==== SUPPLIED INFORMATION

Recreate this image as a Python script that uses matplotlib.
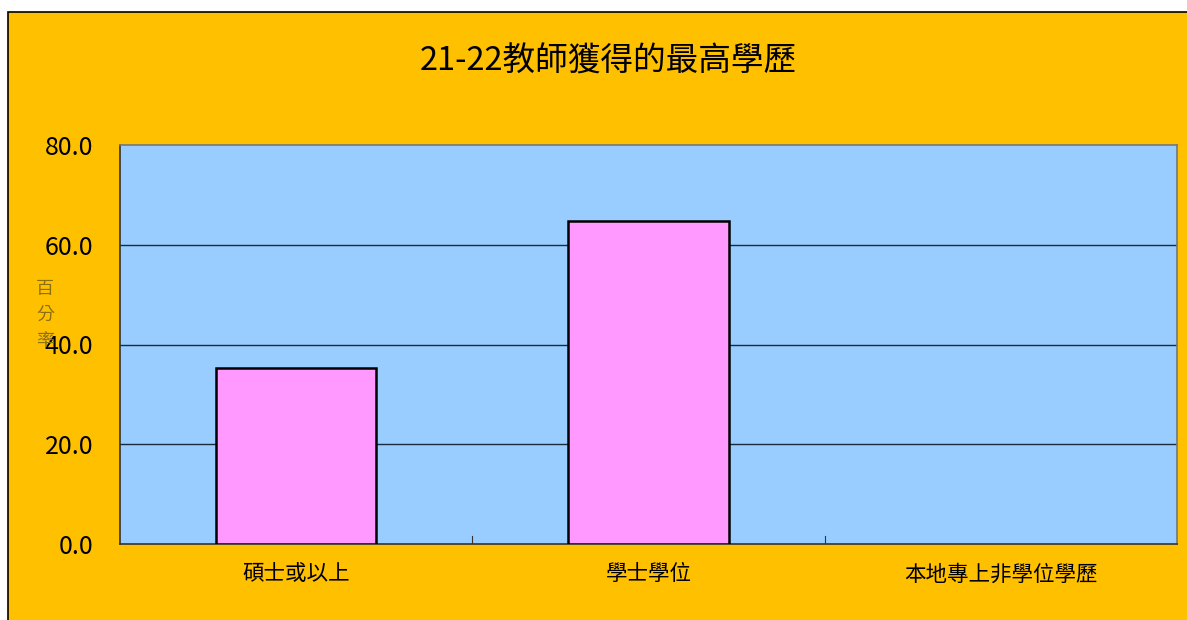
import matplotlib
matplotlib.use("Agg")
import matplotlib.pyplot as plt
from matplotlib.patches import Rectangle
import numpy as np

plt.rcParams['font.family'] = ['Noto Sans CJK TC', 'DejaVu Sans']

title = "21-22教師獲得的最高學歷"
categories = ["碩士或以上", "學士學位", "本地專上非學位學歷"]
values = [35.3, 64.7, 0.0]
yticks = [0, 20, 40, 60, 80]
ylabel = "百\n分\n率"

W, H = 1187, 620
fig = plt.figure(figsize=(W / 100, H / 100), dpi=100)
fig.patch.set_facecolor('white')

# orange chart area with black border
fig.patches.append(Rectangle((8 / W, -0.05), 1.05 - 8 / W, 1.05 - 12 / H, transform=fig.transFigure,
                             facecolor='#FFC000', edgecolor='black', linewidth=1.2, zorder=-5))

ax = fig.add_axes([120 / W, 1 - 544 / H, (1177 - 120) / W, (544 - 145) / H])
ax.set_zorder(2)
ax.set_facecolor('#99CCFF')
x = np.arange(len(categories))
bars = ax.bar(x, values, width=0.455, color='#FF99FF', edgecolor='black', linewidth=1.8, zorder=3)
for b, v in zip(bars, values):
    if v == 0:
        b.set_visible(False)
ax.set_xlim(-0.5, len(categories) - 0.5)
ax.set_ylim(0, 80)
ax.set_yticks(yticks)
ax.set_yticklabels([f"{v:.1f}" for v in yticks], fontsize=18)
ax.tick_params(axis='y', length=0, pad=19)
for v in yticks[1:-1]:
    ax.axhline(v, color='#1a2a3a', linewidth=1, zorder=2)
ax.set_xticks(x)
ax.set_xticklabels(categories, fontsize=15.5)
ax.tick_params(axis='x', length=0, pad=14)
for b in [0.5, 1.5]:
    ax.plot([b, b], [0, 1.6], color='#333333', linewidth=0.8, zorder=2)
for s in ['left', 'bottom']:
    ax.spines[s].set_color('#333333')
    ax.spines[s].set_linewidth(1.2)
ax.spines['top'].set_color('#777777')
ax.spines['top'].set_linewidth(1.2)
ax.spines['right'].set_color('#777777')
ax.spines['right'].set_linewidth(1.2)

fig.text(608 / W, 1 - 62 / H, title, ha='center', va='center', fontsize=23.5)
fig.text(45 / W, 1 - 315 / H, ylabel, ha='center', va='center', fontsize=13,
         color='#8a7010', linespacing=1.55)

fig.savefig("out.png", dpi=100)
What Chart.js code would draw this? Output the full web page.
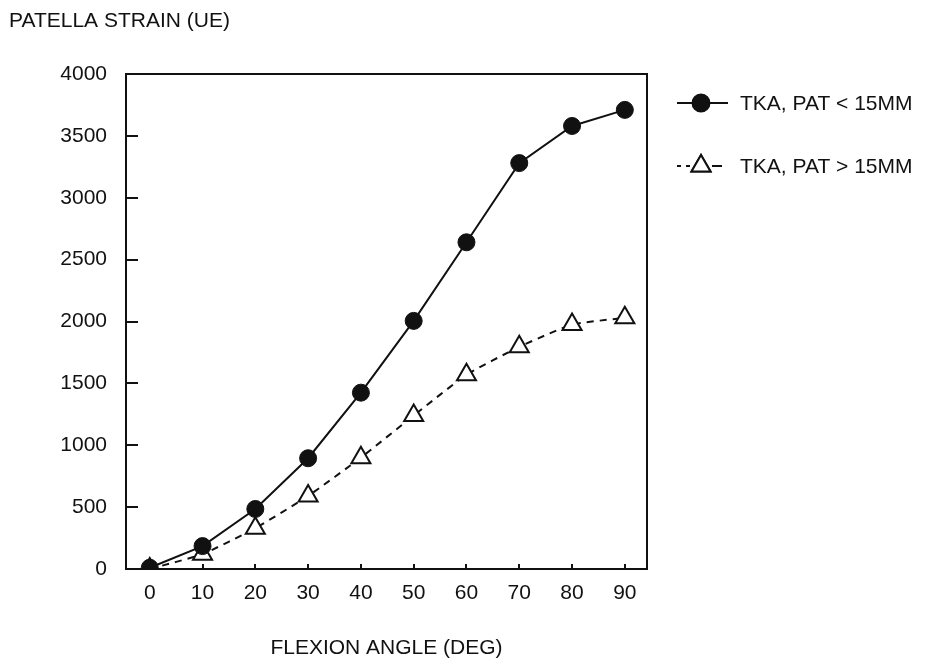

========

◆ **THE EXERCISE**
Ignore the images and quote every line of the listing exactly.

◆ **FINISHED TASK**
Recreate this image as a Python script that uses matplotlib.
import matplotlib
matplotlib.use("Agg")
import matplotlib.pyplot as plt
from matplotlib.patches import Rectangle
import numpy as np

plt.rcParams['font.family'] = ['Noto Sans CJK TC', 'DejaVu Sans']

title = "21-22教師獲得的最高學歷"
categories = ["碩士或以上", "學士學位", "本地專上非學位學歷"]
values = [35.3, 64.7, 0.0]
yticks = [0, 20, 40, 60, 80]
ylabel = "百\n分\n率"

W, H = 1187, 620
fig = plt.figure(figsize=(W / 100, H / 100), dpi=100)
fig.patch.set_facecolor('white')

# orange chart area with black border
fig.patches.append(Rectangle((8 / W, -0.05), 1.05 - 8 / W, 1.05 - 12 / H, transform=fig.transFigure,
                             facecolor='#FFC000', edgecolor='black', linewidth=1.2, zorder=-5))

ax = fig.add_axes([120 / W, 1 - 544 / H, (1177 - 120) / W, (544 - 145) / H])
ax.set_zorder(2)
ax.set_facecolor('#99CCFF')
x = np.arange(len(categories))
bars = ax.bar(x, values, width=0.455, color='#FF99FF', edgecolor='black', linewidth=1.8, zorder=3)
for b, v in zip(bars, values):
    if v == 0:
        b.set_visible(False)
ax.set_xlim(-0.5, len(categories) - 0.5)
ax.set_ylim(0, 80)
ax.set_yticks(yticks)
ax.set_yticklabels([f"{v:.1f}" for v in yticks], fontsize=18)
ax.tick_params(axis='y', length=0, pad=19)
for v in yticks[1:-1]:
    ax.axhline(v, color='#1a2a3a', linewidth=1, zorder=2)
ax.set_xticks(x)
ax.set_xticklabels(categories, fontsize=15.5)
ax.tick_params(axis='x', length=0, pad=14)
for b in [0.5, 1.5]:
    ax.plot([b, b], [0, 1.6], color='#333333', linewidth=0.8, zorder=2)
for s in ['left', 'bottom']:
    ax.spines[s].set_color('#333333')
    ax.spines[s].set_linewidth(1.2)
ax.spines['top'].set_color('#777777')
ax.spines['top'].set_linewidth(1.2)
ax.spines['right'].set_color('#777777')
ax.spines['right'].set_linewidth(1.2)

fig.text(608 / W, 1 - 62 / H, title, ha='center', va='center', fontsize=23.5)
fig.text(45 / W, 1 - 315 / H, ylabel, ha='center', va='center', fontsize=13,
         color='#8a7010', linespacing=1.55)

fig.savefig("out.png", dpi=100)
What Chart.js code would draw this? Output the full web page.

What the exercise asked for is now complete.